Hey all,
I've noticed in Control there are many concrete surfaces that all have different base albedo and normals, but around arches and corners they've used what I can only guess is some type or trim sheet. The trim normals repeat, but the underlying tiling materials are all unique and have an effect on the trim.
Is this a trim sheet? Is it achieved through another method? Anyone have any suggestions on how to re-create this edge effect?
Comparing to the other edge you can see the difference between a clean untreated edge between faces and the one with the trim applied.
(See images 1 & 2)
Often times it can be seen in an area of a material where there wouldn't be an edge in the tiling. Much like you would do where you simply create this detail in your texture near the edge. (See images 3 & 4)
If you all have any ideas it would be great to start a discussion how to achieve this here.
Replies
Must be deferred decals using a edge wear trim sheet, applied to angled decals with 2 faces you put on the edges
I imagine this type of workflow must be 10x faster with some sort of script than manual application
I was trying to find a thread about this, but no luck so far. Just knowing what to call it did help a lot! I managed to find an artstation breakdown by Leonardo Iezzi about edge decals.
Thanks Shrike!
Are people using some houdini stuff or is this really done manually?
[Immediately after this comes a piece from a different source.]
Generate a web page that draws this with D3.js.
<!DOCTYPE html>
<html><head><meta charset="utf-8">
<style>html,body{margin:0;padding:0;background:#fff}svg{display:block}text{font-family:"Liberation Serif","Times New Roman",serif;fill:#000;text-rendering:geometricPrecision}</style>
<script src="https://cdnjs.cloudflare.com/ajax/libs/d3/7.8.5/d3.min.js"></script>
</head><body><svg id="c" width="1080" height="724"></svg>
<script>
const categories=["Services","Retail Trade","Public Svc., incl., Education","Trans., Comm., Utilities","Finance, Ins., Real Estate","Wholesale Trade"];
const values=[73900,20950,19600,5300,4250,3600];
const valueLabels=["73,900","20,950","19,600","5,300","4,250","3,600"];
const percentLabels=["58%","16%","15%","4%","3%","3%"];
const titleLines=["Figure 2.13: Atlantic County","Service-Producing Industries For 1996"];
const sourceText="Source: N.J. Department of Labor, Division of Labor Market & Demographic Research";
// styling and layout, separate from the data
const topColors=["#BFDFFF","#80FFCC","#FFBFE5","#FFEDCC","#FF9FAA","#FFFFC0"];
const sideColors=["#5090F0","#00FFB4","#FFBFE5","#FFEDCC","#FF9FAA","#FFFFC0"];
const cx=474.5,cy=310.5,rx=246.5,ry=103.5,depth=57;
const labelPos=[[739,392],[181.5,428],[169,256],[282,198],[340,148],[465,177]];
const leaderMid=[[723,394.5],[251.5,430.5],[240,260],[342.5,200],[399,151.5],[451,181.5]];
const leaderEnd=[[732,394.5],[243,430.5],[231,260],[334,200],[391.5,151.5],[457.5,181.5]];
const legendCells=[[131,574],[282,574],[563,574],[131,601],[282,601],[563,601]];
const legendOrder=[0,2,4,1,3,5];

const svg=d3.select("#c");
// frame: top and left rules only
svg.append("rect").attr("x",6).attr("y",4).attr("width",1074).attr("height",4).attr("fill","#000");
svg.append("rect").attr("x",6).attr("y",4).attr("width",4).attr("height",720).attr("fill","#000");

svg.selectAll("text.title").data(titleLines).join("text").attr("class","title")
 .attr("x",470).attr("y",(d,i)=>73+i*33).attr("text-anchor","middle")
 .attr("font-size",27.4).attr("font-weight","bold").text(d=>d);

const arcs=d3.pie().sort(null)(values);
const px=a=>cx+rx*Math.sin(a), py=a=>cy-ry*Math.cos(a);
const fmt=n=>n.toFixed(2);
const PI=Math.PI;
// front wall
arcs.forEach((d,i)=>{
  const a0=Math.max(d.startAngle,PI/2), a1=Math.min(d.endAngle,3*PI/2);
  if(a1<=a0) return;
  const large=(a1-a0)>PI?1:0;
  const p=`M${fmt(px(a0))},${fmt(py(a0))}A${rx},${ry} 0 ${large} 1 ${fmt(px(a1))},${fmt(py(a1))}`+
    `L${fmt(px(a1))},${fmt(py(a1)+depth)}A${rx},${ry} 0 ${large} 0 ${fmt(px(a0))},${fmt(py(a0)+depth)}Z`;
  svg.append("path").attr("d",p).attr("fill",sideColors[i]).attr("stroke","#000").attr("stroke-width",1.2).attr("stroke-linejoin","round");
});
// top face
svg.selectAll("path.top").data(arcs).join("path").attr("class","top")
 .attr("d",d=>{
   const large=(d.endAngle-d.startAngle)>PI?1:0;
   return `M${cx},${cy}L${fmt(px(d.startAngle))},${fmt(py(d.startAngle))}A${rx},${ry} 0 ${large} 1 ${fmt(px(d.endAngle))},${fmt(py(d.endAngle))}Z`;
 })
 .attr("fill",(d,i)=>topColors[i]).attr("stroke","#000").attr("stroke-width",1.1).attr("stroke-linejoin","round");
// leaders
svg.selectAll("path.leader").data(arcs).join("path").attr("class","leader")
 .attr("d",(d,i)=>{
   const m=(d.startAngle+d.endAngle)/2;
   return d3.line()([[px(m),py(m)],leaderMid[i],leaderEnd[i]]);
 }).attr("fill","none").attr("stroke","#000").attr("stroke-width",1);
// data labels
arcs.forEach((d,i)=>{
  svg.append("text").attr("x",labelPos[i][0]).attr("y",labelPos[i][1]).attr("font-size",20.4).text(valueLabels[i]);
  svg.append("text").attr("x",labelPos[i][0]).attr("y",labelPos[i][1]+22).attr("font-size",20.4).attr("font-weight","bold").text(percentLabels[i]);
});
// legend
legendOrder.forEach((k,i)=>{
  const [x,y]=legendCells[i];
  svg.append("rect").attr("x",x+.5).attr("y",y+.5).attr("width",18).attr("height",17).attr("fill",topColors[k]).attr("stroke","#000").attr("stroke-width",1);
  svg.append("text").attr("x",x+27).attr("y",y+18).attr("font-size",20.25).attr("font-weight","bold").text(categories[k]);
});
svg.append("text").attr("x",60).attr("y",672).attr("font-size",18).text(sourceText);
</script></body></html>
Is there any trick aside of copying faces and then adjusting the UV?
Unless there's some in-house script/plugin that does it, I've always had to do it manually to modules that would be built into a kit. It isn't terribly bad, but is definitely a task on its own.
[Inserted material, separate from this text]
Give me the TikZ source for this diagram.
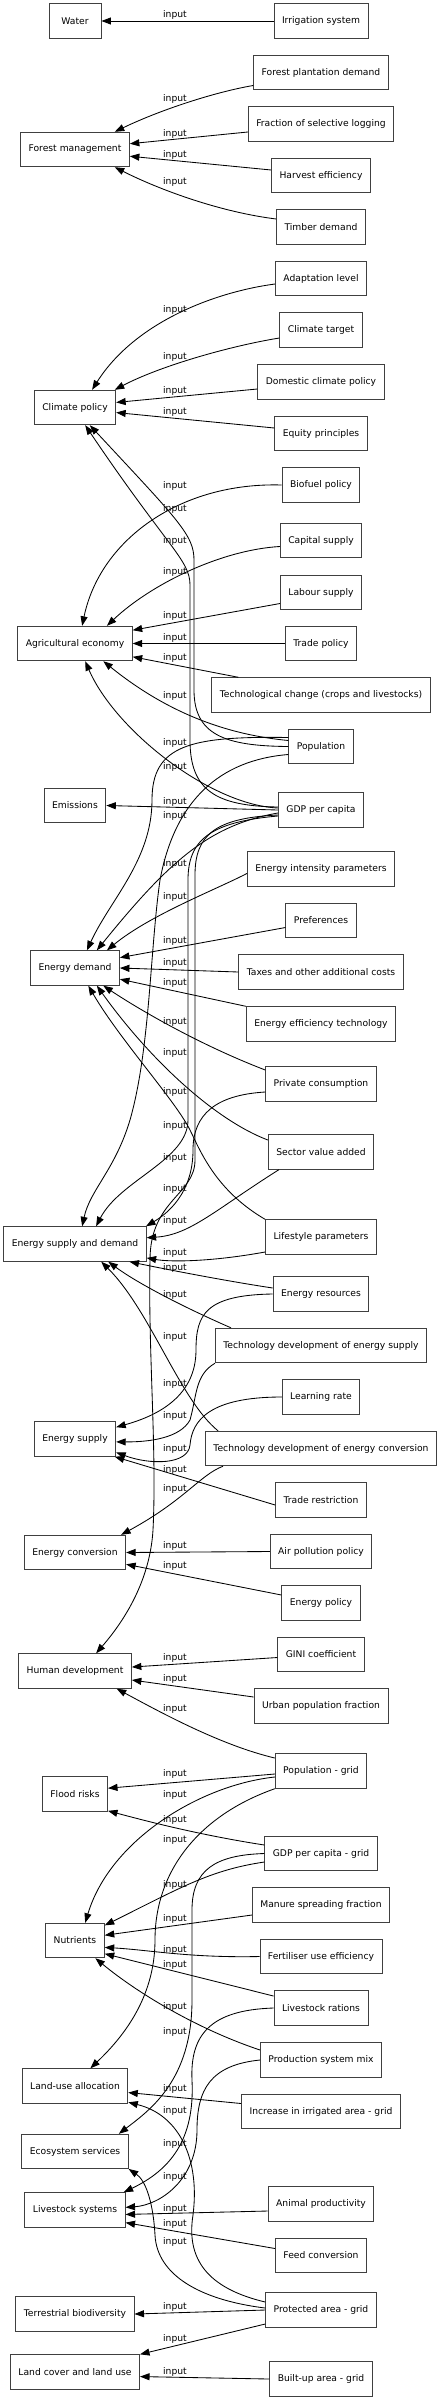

In my case, After midpoly modeling/FWN a piece of a kit, I would then grab a strip of the chamfered edges used to FWN, which is usually quick and easy as its perfect quad loops, duplicate them and float them a bit off the original surface, and finally UV them into strips.
From this point, I would then remove parts by adding edges and deleting polygons of that strip to break it up and target areas more.
Houdini would be the fastest way to be honest, just detecting all edges with nothing within a certain range and placing them there. However, placing a chamfer or a couple of edge loops on each corner and then duplicating/split would still be a good method even better if you could just script that in your DCC to take the selection and auto unwrap and straighten then you would just need to slide along either your U or V coordinate for the UVs.